Tony Mastroianni Review Collection
Roller Boogie
Cleveland Press December 22, 1979
As the subject for a movie, roller disco proves even less fruitful than regular disco. When it is used as the material for a movie as mindless, witless and unimaginative as this, the subject lacks not only a future but even a past. The opening is slick enough. With Jim Bray leading an ever growing pack of attractive young people on skates, the screen is quickly filled with sharp, precise choreography on wheels. The scene is reminiscent of a certain soft drink commercial except that everyone is wearing skates.
Had the producers quit after the those first few minutes everything would have been fine. But you can't sell tickets for a few minutes worth of film.
Bray is the pleasant and skilled leader of the roller skating pack in the beach area of Venice, Calif.

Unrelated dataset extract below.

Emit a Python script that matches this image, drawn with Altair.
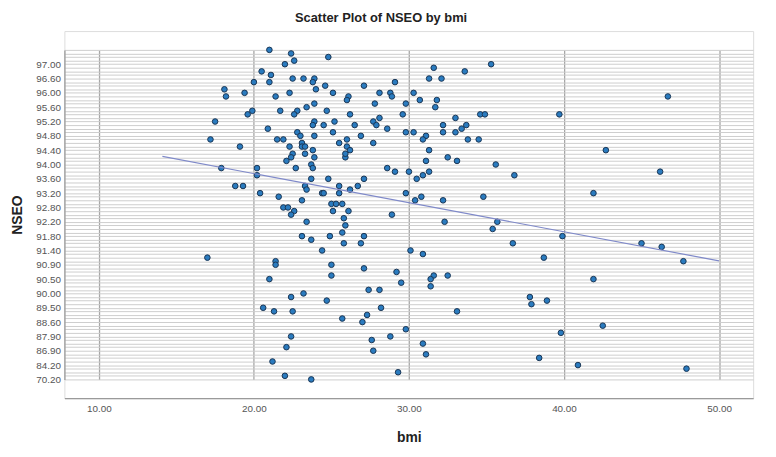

Linda ("Exorcist") Blair is the poor little rich girl who drives over from her Beverly Hills mansion to take up this latest passing interest of hers.
Bray takes one look and tumbles for reasons that remain unexplained. It can't be purely physical. He's surrounded by younger, prettier, slimmer, shapelier bikini clad females.
It can't be her skating. Everyone else skates better. It isn't even her money since he doesn't know about that right away and doesn't much care when he finds out.
As for personality, skip it.
Bray's immediate ambition is to win the roller boogie trophy in a dance contest. Longer range ambition is the Olympics. What Blair is aiming at is never clear. Part way through there's a subplot about gangsters trying to muscle in on the disco rink. They close it down but the kids get together and rout the villains.
There's an invasion by Bray and friends at a swank lawn party in Beverly Hills with the sort of antics reminiscent of a Three Stooges comedy but not as good.
Film ends with the dance on wheels contest. Bray is coupled with Blair and the two of them win to no one's surprise. Bray is a good skater, Blair only so-so. The routines look good because he does all the work, lifting and hoisting her.
A hernia would have been a likelier reward than a trophy.